C. Cestius Gallus, A.D. 63-66
If the conjecture given above is correct, Cestius Gallus went to Syria as early as A.D. 63. He was there undoubtedly in A.D. 65, for he went up to Jerusalem at the Passover of A.D. 66, in the twelfth year of Nero=October A.D. 65-A.D. 66 (Josephus, Antiq. xx. 11. 1; Wars of the Jews, ii. 14. 4), after having been already for a long time in Syria (Wars of the Jews, ii. 14. 3). Coins with his name of the years 114 and 115 of the aera Caesariana=A.D. 65/66-66/67, are given in Eckhel, Doctr. Num. iii. 281 sq.; Mionnet, v. 169; Supplem. viii. 131.—During his governorship in May A.D. 66, the month Artemisios (Wars of the Jews, ii. 14. 4), the Jewish war broke out of which Cestius Gallus lived only to see the opening campaign. For he died in the winter of A.D. 66-67 “by accident or through fatigue” (fato aut taedio occidit, Tacitus, History, v. 10).[429]
[429] Cestius Gallus was still in Syria in the winter of A.D. 66-67 (Josephus, Life, 8, 43, 65, 67, 71). But before the beginning of the spring the management of the war had been committed to Vespasian (Wars of the Jews, iii. 4. 2).
C. Licinius Mucianus, A.D. 67-69
When Palestine was separated from Syria and transferred to Vespasian as a distinct province, Syria was assigned to Licinius Mucianus.[430] Josephus speaks of him in A.D. 67 when referring to the siege of Gamala (Wars of the Jews, iv. 1. 5), and in A.D. 69 when referring to the election of Vespasian as emperor (Wars of the Jews, iv. 10. 5-6). Compare also, Tacitus, History, i. 10; Josephus, Antiq. xii. 3. 1. Coins with his name of the time of Galba (9th June A.D. 68-15th January A.D. 69) and of Otho (15th January-16th April A.D. 69)[431] are given in Eckhel, Doctr. Num. iii. 282; Mionuet, v. 169; Suppl. viii. 131.—In the autumn of A.D. 69, in order to oppose Vitellius, he brought an army from Syria to Rome (Josephus, Wars of the Jews, iv. 11. 1; Tacitus, History, ii. 82 sq.; Suetonius, Vespasian, 6; Dio Cassius, lxv. 9), where he did not, however, arrive until after the death of Vitellius, which occurred on 20th December A.D. 69. He had then for a long time the supreme power in his hands (Josephus, Wars of the Jews, iv. 11. 4; Tacitus, History, iv. 11, 39, 49, 80; Dio Cassius, lxv. 22, lxvi. 2).—Compare in regard to him also, Borghesi, Oeuvres, iv. 345-353; Pauly’s Real-Encyclopaedie, iv. 1069 f.; L. Brunn, De C. Licinio Muciano, Lips. 1870; Teuffel, History of Roman Literature, § 314. 1; Henzen, Acta fratrum Arvalium, Index, p. 190 sq.; Liebenam, Forschungen zur Verwaltungsgeschichte, i. 257 f.

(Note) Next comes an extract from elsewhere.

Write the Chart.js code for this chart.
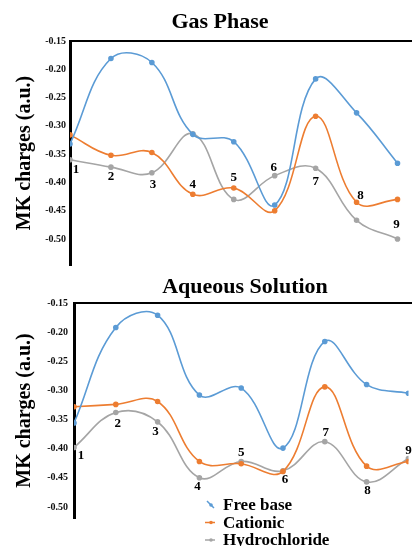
<!DOCTYPE html>
<html>
<head>
<meta charset="utf-8">
<script src="https://cdn.jsdelivr.net/npm/chart.js@4/dist/chart.umd.min.js"></script>
<style>
  html, body { margin: 0; padding: 0; background: #fff; overflow: hidden; }
  canvas { display: block; }
</style>
</head>
<body>
<canvas id="gas" width="412" height="275"></canvas>
<canvas id="aq" width="412" height="271"></canvas>
<script>
const sites = [1, 2, 3, 4, 5, 6, 7, 8, 9];
const pointLabels = ['1', '2', '3', '4', '5', '6', '7', '8', '9'];
const yTicks = [-0.15, -0.20, -0.25, -0.30, -0.35, -0.40, -0.45, -0.50];
const seriesNames = ['Free base', 'Cationic', 'Hydrochloride'];

// gas phase
const gasFreeBase = [-0.332, -0.181, -0.188, -0.315, -0.328, -0.440, -0.217, -0.277, -0.366];
const gasCationic = [-0.316, -0.352, -0.347, -0.421, -0.410, -0.450, -0.283, -0.435, -0.430];
const gasHydrochloride = [-0.360, -0.373, -0.383, -0.314, -0.430, -0.388, -0.375, -0.467, -0.500];

// aqueous solution
const aqFreeBase = [-0.356, -0.192, -0.171, -0.308, -0.296, -0.399, -0.216, -0.290, -0.305];
const aqCationic = [-0.328, -0.324, -0.319, -0.422, -0.426, -0.439, -0.294, -0.430, -0.422];
const aqHydrochloride = [-0.398, -0.338, -0.354, -0.450, -0.422, -0.438, -0.388, -0.457, -0.417];

const colors = ['#5b9bd5', '#ed7d31', '#a5a5a5'];
const serif = '"Liberation Serif", "Times New Roman", serif';

function makeSets(lists) {
    return lists.map((vals, k) => ({
        label: seriesNames[k],
        data: sites.map((s, i) => ({ x: s, y: vals[i] })),
        borderColor: colors[k],
        backgroundColor: colors[k],
        borderWidth: 1.6,
        pointRadius: 2,
        pointHoverRadius: 2,
        tension: 0.4,
        fill: false
    }));
}

// titles, top frame line, site numbers and legend
const decor = {
    id: 'decor',
    afterDraw(chart, args, opts) {
        const ctx = chart.ctx;
        const a = chart.chartArea;
        ctx.save();
        ctx.strokeStyle = '#000';
        ctx.lineWidth = 2;
        ctx.beginPath();
        ctx.moveTo(a.left, a.top);
        ctx.lineTo(chart.width, a.top);
        ctx.stroke();

        ctx.fillStyle = '#000';
        ctx.textAlign = 'center';
        ctx.textBaseline = 'alphabetic';
        ctx.font = 'bold 22px ' + serif;
        ctx.fillText(opts.title, opts.titleX, opts.titleY);

        ctx.font = 'bold 13px ' + serif;
        ctx.textBaseline = 'middle';
        opts.marks.forEach((m, i) => {
            const pt = chart.getDatasetMeta(m[0]).data[i];
            ctx.fillText(pointLabels[i], pt.x + m[1], pt.y + m[2]);
        });

        if (opts.legend) {
            ctx.textAlign = 'left';
            ctx.textBaseline = 'alphabetic';
            ctx.font = 'bold 17px ' + serif;
            chart.data.datasets.forEach((ds, k) => {
                const by = opts.legend.y + k * 17.5;
                const mx = opts.legend.x - 12;
                const my = by - 5;
                ctx.strokeStyle = ds.borderColor;
                ctx.fillStyle = ds.borderColor;
                ctx.lineWidth = 1.5;
                ctx.beginPath();
                if (k === 0) {
                    ctx.moveTo(mx - 4, my - 4);
                    ctx.lineTo(mx + 3, my + 3);
                } else {
                    ctx.moveTo(mx - 6, my);
                    ctx.lineTo(mx + 4, my);
                }
                ctx.stroke();
                ctx.beginPath();
                ctx.arc(mx, my, 1.8, 0, Math.PI * 2);
                ctx.fill();
                ctx.fillStyle = '#000';
                ctx.fillText(ds.label, opts.legend.x, by);
            });
        }
        ctx.restore();
    }
};

function makeChart(id, lists, axisW, tickPad, xMax, yMin, pad, decorOpts) {
    return new Chart(document.getElementById(id), {
        type: 'line',
        data: { datasets: makeSets(lists) },
        plugins: [decor],
        options: {
            responsive: false,
            animation: false,
            devicePixelRatio: 1,
            layout: { padding: pad },
            plugins: {
                legend: { display: false },
                tooltip: { enabled: false },
                decor: decorOpts
            },
            scales: {
                x: {
                    type: 'linear',
                    min: 1,
                    max: xMax,
                    display: false
                },
                y: {
                    min: yMin,
                    max: -0.15,
                    grid: { display: false, drawTicks: false },
                    border: { display: true, color: '#000', width: 3 },
                    afterBuildTicks: s => { s.ticks = yTicks.map(v => ({ value: v })); },
                    afterFit: s => { s.width = axisW; },
                    ticks: {
                        padding: tickPad,
                        color: '#111',
                        font: { family: serif, size: 10, weight: 'bold' },
                        callback: v => v.toFixed(2)
                    },
                    title: {
                        display: true,
                        text: 'MK charges (a.u.)',
                        color: '#000',
                        font: { family: serif, size: 20, weight: 'bold' },
                        padding: { top: 13, bottom: 0 }
                    }
                }
            }
        }
    });
}

makeChart('gas', [gasFreeBase, gasCationic, gasHydrochloride], 70, 4, 9.266, -0.546,
    { top: 41, bottom: 3, left: 0, right: 0 },
    {
        title: 'Gas Phase', titleX: 220, titleY: 28,
        marks: [[2, 6, 10], [2, 0, 9], [2, 1, 12], [1, 0, -10], [1, 0, -10],
                [2, -1, -8], [2, 0, 13], [1, 4, -7], [2, -1, -14]]
    });

makeChart('aq', [aqFreeBase, aqCationic, aqHydrochloride], 74, 6, 9.0, -0.519,
    { top: 28, bottom: 28, left: 0, right: 0 },
    {
        title: 'Aqueous Solution', titleX: 245, titleY: 18,
        marks: [[2, 7, 8], [2, 2, 11], [2, -2, 10], [2, -2, 9], [2, 0, -9],
                [2, 2, 9], [2, 1, -9], [2, 1, 9], [2, 0, -8]],
        legend: { x: 223, y: 235 }
    });
</script>
</body>
</html>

[430] On the severance of Palestine from Syria, see Kuhn, Die städtische und bürgerliche Verfassung des römischen Reichs, ii. 179 f., 183-189; Marquardt, Römische Staatsverwaltung, i. 419.—Tacitus, History, i. 10: Suriam et quattuor legiones obtinebat Licinius Mucianus … bellum Judaeicum Flavius Vespasianus (ducem eum Nero delegerat) tribus legionibus administrabat. Tacitus, History, ii. 5: Ceterum hic Suriae, ille Judaeae praepositus, vicinis provinciarum administrationibus invidia discordes, exitu demum Neronis positis odiis in medium consuluere. Also Aurelius Victor, De Caesarib. c. 9, epit. c. 9, ascribes the establishment or erection of the province of Palestine to Vespasian.—In opposition to this, Pick in Sallet’s Zeitschrift für Numismatik, Bd. xiii. 1885, pp. 197-200, expresses the opinion that Vespasian did not hold Palestine as a separate province; his office is rather to be regarded as that of “a legatus Augusti pro praetore of a higher rank without a special province, who, intrusted with the conduct of a war, occupies a position superior to the ordinary governors.” But this view is not reconcilable with the precise words of Tacitus.
[431] Both coins bear the date of the year 117 of the aera Caesariana, and just for this reason afford sure grounds for determining the reckoning of the era.
The later governors of Syria do not come within the range of our investigation, since from this time forth Palestine continued to be a separate province from. Syria. For the governors of Palestine from the time of Vespasian to Hadrian, see § 21.